:: Provided data
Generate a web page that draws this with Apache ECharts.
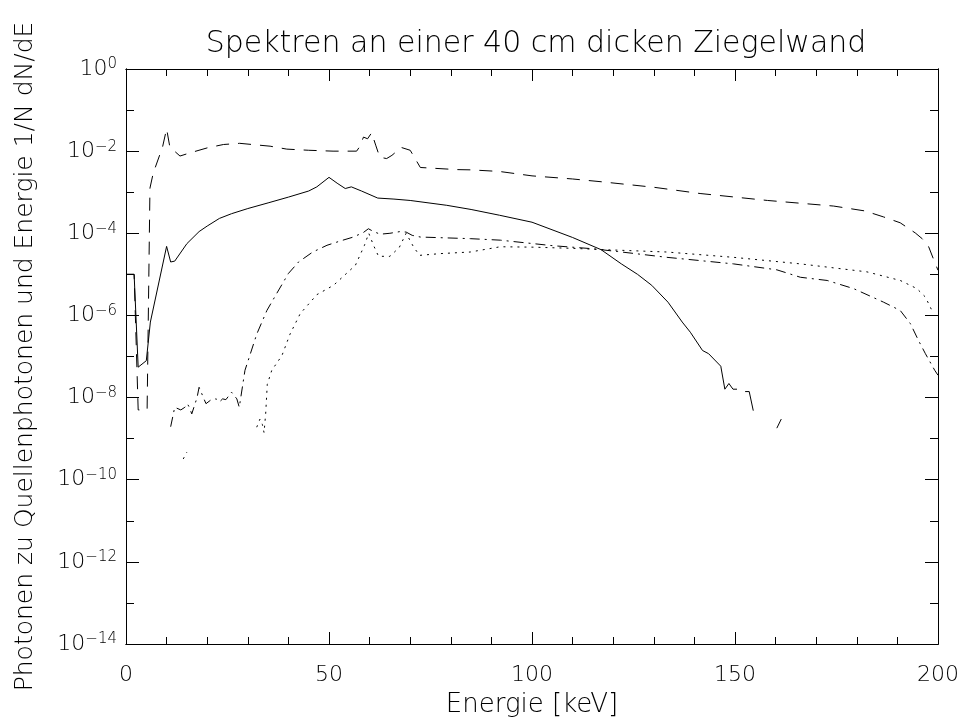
<!DOCTYPE html>
<html>
<head>
<meta charset="utf-8">
<script src="https://cdn.jsdelivr.net/npm/echarts@6/dist/echarts.min.js"></script>
<style>
  html, body { margin: 0; padding: 0; background: #fff; }
  #chart { width: 964px; height: 720px; }
</style>
</head>
<body>
<div id="chart"></div>
<script>
// Energie [keV] and 1/N dN/dE, one pair of arrays per curve (null = gap)
const solidE = [0, 2, 3, 5, 6, 10, 11, 12, 15, 18, 20, 23, 26, 30, 35, 40, 45, 47, 50, 52, 54, 55.5, 58, 62, 66, 70, 79, 85, 92, 100, 110, 117, 122, 126, 129.5, 133.5, 137, 139, 142, 143.5, 146.5, 147.5, 148.5, 149.5, 150.5, 151.5, 152.5, 153.5, 154.5, 157, 160.3, 161.4];
const solidV = [1e-5, 1e-5, 5.5e-8, 7.9e-8, 6.9e-7, 4.8e-5, 2.0e-5, 2.1e-5, 5.6e-5, 1.1e-4, 1.5e-4, 2.3e-4, 3.0e-4, 4.0e-4, 5.5e-4, 7.6e-4, 1.07e-3, 1.35e-3, 2.3e-3, 1.66e-3, 1.23e-3, 1.35e-3, 1.07e-3, 7.2e-4, 6.8e-4, 6.3e-4, 4.8e-4, 3.8e-4, 2.75e-4, 1.86e-4, 7.9e-5, 4.0e-5, 1.8e-5, 1.0e-5, 5.4e-6, 2.1e-6, 6.9e-7, 3.9e-7, 1.4e-7, 1.17e-7, 5.8e-8, 1.6e-8, 2.2e-8, 1.6e-8, 1.6e-8, null, 1.4e-8, 1.4e-8, 4.8e-9, null, 1.8e-9, 3.0e-9];

const dashE = [0, 2, 3, 4.2, 5.2, 5.9, 6.7, 9, 10, 10.8, 13.3, 15.8, 20, 24, 28, 35.5, 39.6, 45, 51, 56.8, 57.5, 58.5, 59.5, 60.5, 61.5, 62.5, 64.2, 65.5, 67.8, 70, 71.2, 72.5, 81.5, 85, 92, 100, 110, 117, 130, 141.4, 158, 174.3, 182, 186.6, 190.7, 194.4, 196.1, 197.7, 199, 200];
const dashV = [1e-5, 1e-5, 5.0e-9, 5.0e-9, 5.0e-9, 1.26e-3, 2.9e-3, 1.26e-2, 3.5e-2, 1.26e-2, 7.6e-3, 9.1e-3, 1.2e-2, 1.45e-2, 1.55e-2, 1.32e-2, 1.12e-2, 1.05e-2, 1.0e-2, 1.0e-2, 1.26e-2, 2.2e-2, 2.0e-2, 2.8e-2, 1.4e-2, 7.1e-3, 6.6e-3, 7.9e-3, 1.23e-2, 1.05e-2, 6.6e-3, 4.0e-3, 3.55e-3, 3.5e-3, 3.2e-3, 2.5e-3, 2.1e-3, 1.8e-3, 1.32e-3, 9.3e-4, 6.3e-4, 4.6e-4, 3.5e-4, 2.5e-4, 1.8e-4, 1.02e-4, 7.4e-5, 4.7e-5, 2.2e-5, 1.26e-5];

const dashDotE = [11, 12, 13.5, 14.5, 15.1, 15.6, 16.2, 17.5, 18, 19.7, 21, 22.2, 23, 23.8, 24.6, 26, 27.3, 27.9, 29.3, 32.2, 34.7, 37.1, 40, 42.5, 46, 49.5, 53, 56, 58.5, 59.7, 61, 62.6, 65, 67.5, 69, 70.5, 72.5, 84.8, 92.2, 105, 115, 121, 133.2, 149.6, 160.3, 166.1, 172.7, 179.2, 186.6, 190.7, 193.2, 195.2, 196.9, 199.2, 200];
const dashDotV = [1.95e-9, 5.8e-9, 5.0e-9, 5.8e-9, 7.1e-9, 5.8e-9, 4.0e-9, 1.0e-8, 1.78e-8, 7.1e-9, 8.9e-9, 9.3e-9, 7.8e-9, 9.3e-9, 8.9e-9, 1.35e-8, 9.3e-9, 5.8e-9, 4.6e-8, 3.5e-7, 1.32e-6, 3.4e-6, 1.05e-5, 2.0e-5, 3.5e-5, 5.1e-5, 6.6e-5, 8.1e-5, 1.05e-4, 1.29e-4, 1.1e-4, 9.5e-5, 1.0e-4, 1.1e-4, 1.07e-4, 8.9e-5, 8.1e-5, 7.4e-5, 6.8e-5, 5.0e-5, 4.2e-5, 3.6e-5, 2.6e-5, 1.8e-5, 1.29e-5, 8.5e-6, 7.1e-6, 4.5e-6, 2.1e-6, 1.32e-6, 6.3e-7, 2.45e-7, 1.17e-7, 4.6e-8, 3.5e-8];

const dotE = [14.1, 15, 15.5, 32.2, 33, 33.6, 34, 34.4, 34.8, 35.9, 38.4, 40.4, 42.9, 47, 51.1, 56.5, 58.7, 59.8, 61, 62.2, 65, 67.3, 69, 70.8, 72.3, 77.4, 84.8, 92.2, 100, 110, 117.6, 133.2, 149.6, 166.1, 182.5, 190.7, 194.8, 196.9, 198.5];
const dotV = [3.2e-10, 4.7e-10, null, 1.9e-9, 3.0e-9, 2.2e-9, 1.4e-9, 4.0e-9, 2.1e-8, 4.6e-8, 1.05e-7, 3.5e-7, 1.1e-6, 3.2e-6, 5.4e-6, 1.66e-5, 5.0e-5, 1.0e-4, 5.0e-5, 2.75e-5, 2.75e-5, 4.5e-5, 1.0e-4, 4.7e-5, 2.9e-5, 3.2e-5, 3.5e-5, 4.7e-5, 4.6e-5, 4.3e-5, 4.0e-5, 3.5e-5, 2.6e-5, 1.8e-5, 1.15e-5, 7.1e-6, 4.5e-6, 2.8e-6, 1.32e-6];

const xTicks = [0, 50, 100, 150, 200];
const yMin = 1e-14;
const yMax = 1;

const font = 'DejaVu Sans';
const pair = (e, v) => e.map((x, i) => [x, v[i]]);

const xAxisBase = (pos, interval, len, withLabels) => ({
  type: 'value',
  position: pos,
  min: xTicks[0],
  max: xTicks[xTicks.length - 1],
  interval: interval,
  axisLine: { show: true, onZero: false, lineStyle: { color: '#000', width: 1 } },
  axisTick: { show: true, inside: true, length: len, lineStyle: { color: '#000', width: 1 } },
  axisLabel: { show: withLabels, color: '#000', fontFamily: font, fontWeight: 200, fontSize: 22, margin: 20 },
  splitLine: { show: false }
});

const yAxisBase = (pos, interval, len, withLabels) => ({
  type: 'log',
  logBase: 10,
  position: pos,
  min: yMin,
  max: yMax,
  interval: interval,
  splitNumber: 14 / interval,
  axisLine: { show: true, onZero: false, lineStyle: { color: '#000', width: 1 } },
  axisTick: { show: true, inside: true, length: len, lineStyle: { color: '#000', width: 1 } },
  axisLabel: {
    show: withLabels,
    margin: 9,
    formatter: (v) => {
      const p = Math.round(Math.log10(v));
      return '{b|10}{e|' + (p < 0 ? '\u2212' + (-p) : p) + '}';
    },
    rich: {
      b: { fontFamily: font, fontWeight: 200, fontSize: 22, color: '#000', lineHeight: 24 },
      e: { fontFamily: font, fontWeight: 200, fontSize: 15, color: '#000', verticalAlign: 'top', lineHeight: 14 }
    }
  },
  splitLine: { show: false },
  minorTick: { show: false }
});

const xAxes = [
  Object.assign(xAxisBase('bottom', 50, 12, true), {
    name: 'Energie [keV]',
    nameLocation: 'middle',
    nameGap: 48,
    nameTextStyle: { color: '#000', fontFamily: font, fontWeight: 200, fontSize: 26 }
  }),
  xAxisBase('bottom', 10, 7, false),
  xAxisBase('top', 50, 12, false),
  xAxisBase('top', 10, 7, false)
];

const yAxes = [
  Object.assign(yAxisBase('left', 2, 13, true), {
    name: 'Photonen zu Quellenphotonen und Energie 1/N dN/dE',
    nameLocation: 'middle',
    nameGap: 88,
    nameTextStyle: { color: '#000', fontFamily: font, fontWeight: 200, fontSize: 25 }
  }),
  yAxisBase('left', 1, 8, false),
  yAxisBase('right', 2, 13, false),
  yAxisBase('right', 1, 8, false)
];

const lineSeries = (name, e, v, type) => ({
  name: name,
  type: 'line',
  data: pair(e, v),
  showSymbol: false,
  symbol: 'none',
  connectNulls: false,
  smooth: false,
  lineStyle: { color: '#000', width: 1, type: type },
  emphasis: { disabled: true }
});

const chart = echarts.init(document.getElementById('chart'));
chart.setOption({
  animation: false,
  backgroundColor: '#fff',
  title: {
    text: 'Spektren an einer 40 cm dicken Ziegelwand',
    left: 531,
    top: 24,
    textAlign: 'center',
    textStyle: { color: '#000', fontFamily: font, fontWeight: 200, fontSize: 30 }
  },
  grid: { left: 126, right: 26, top: 69, bottom: 76, containLabel: false, outerBoundsMode: 'none' },
  xAxis: xAxes,
  yAxis: yAxes,
  series: [
    lineSeries('dashed', dashE, dashV, [13, 9]),
    lineSeries('solid', solidE, solidV, 'solid'),
    lineSeries('dashdot', dashDotE, dashDotV, [10, 5, 2, 5]),
    lineSeries('dotted', dotE, dotV, [2, 5])
  ]
});
</script>
</body>
</html>
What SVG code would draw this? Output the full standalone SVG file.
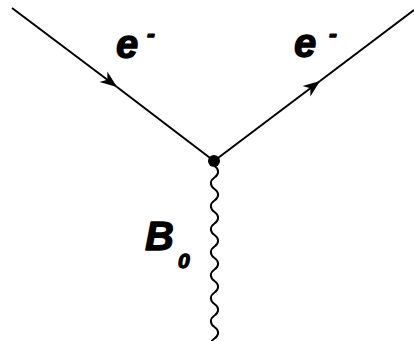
<svg xmlns="http://www.w3.org/2000/svg" width="414" height="341" viewBox="0 0 414 341">
<style>
.ln{fill:none;stroke:#000;stroke-width:2}
.lbl{font-family:"Liberation Sans",Arial,sans-serif;font-weight:bold;font-style:italic;fill:#000;stroke:#000;stroke-width:1.3;stroke-linejoin:round}
</style>
<defs>
<marker id="arr" markerUnits="userSpaceOnUse" markerWidth="20" markerHeight="16" viewBox="-18 -8 20 16" refX="0" refY="0" orient="auto">
<path d="M0,0 L-17,-6.5 L-12,0 L-17,6.5 Z" fill="#000"/>
</marker>
</defs>
<rect width="414" height="341" fill="#fff"/>
<g id="connectors">
<line class="ln" x1="12" y1="8" x2="117" y2="87" marker-end="url(#arr)"/>
<line class="ln" x1="117" y1="87" x2="214" y2="161"/>
<line class="ln" x1="214" y1="161" x2="320" y2="81" marker-end="url(#arr)"/>
<line class="ln" x1="320" y1="81" x2="414" y2="10"/>
<path class="ln" d="M214.5,166 c4.8,3.2 4.8,8.3 0,11.5 s-4.8,8.3 0,11.5 s4.8,8.3 0,11.5 s-4.8,8.3 0,11.5 s4.8,8.3 0,11.5 s-4.8,8.3 0,11.5 s4.8,8.3 0,11.5 s-4.8,8.3 0,11.5 s4.8,8.3 0,11.5 s-4.8,8.3 0,11.5 s4.8,8.3 0,11.5 s-4.8,8.3 0,11.5 s4.8,8.3 0,11.5 s-4.8,8.3 0,11.5 s4.8,8.3 0,11.5 s-4.8,8.3 0,11.5"/>
</g>
<g id="vertex"><circle cx="214" cy="161" r="6" fill="#000"/></g>
<g id="label-e-in"><text class="lbl" x="116" y="58" font-size="40">e</text><text class="lbl" x="147" y="42" font-size="24">-</text></g>
<g id="label-e-out"><text class="lbl" x="294" y="57" font-size="40">e</text><text class="lbl" x="329" y="42" font-size="24">-</text></g>
<g id="label-B0"><text class="lbl" x="145" y="250" font-size="40">B</text><text class="lbl" x="178" y="268" font-size="21">0</text></g>
</svg>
::::
◆ **Task to complete**: Show the lines of the records that include the string "this".

◆ **Exercise solution**:
Generate a web page that draws this with Apache ECharts.
What SVG code would draw this? Output the full standalone SVG file.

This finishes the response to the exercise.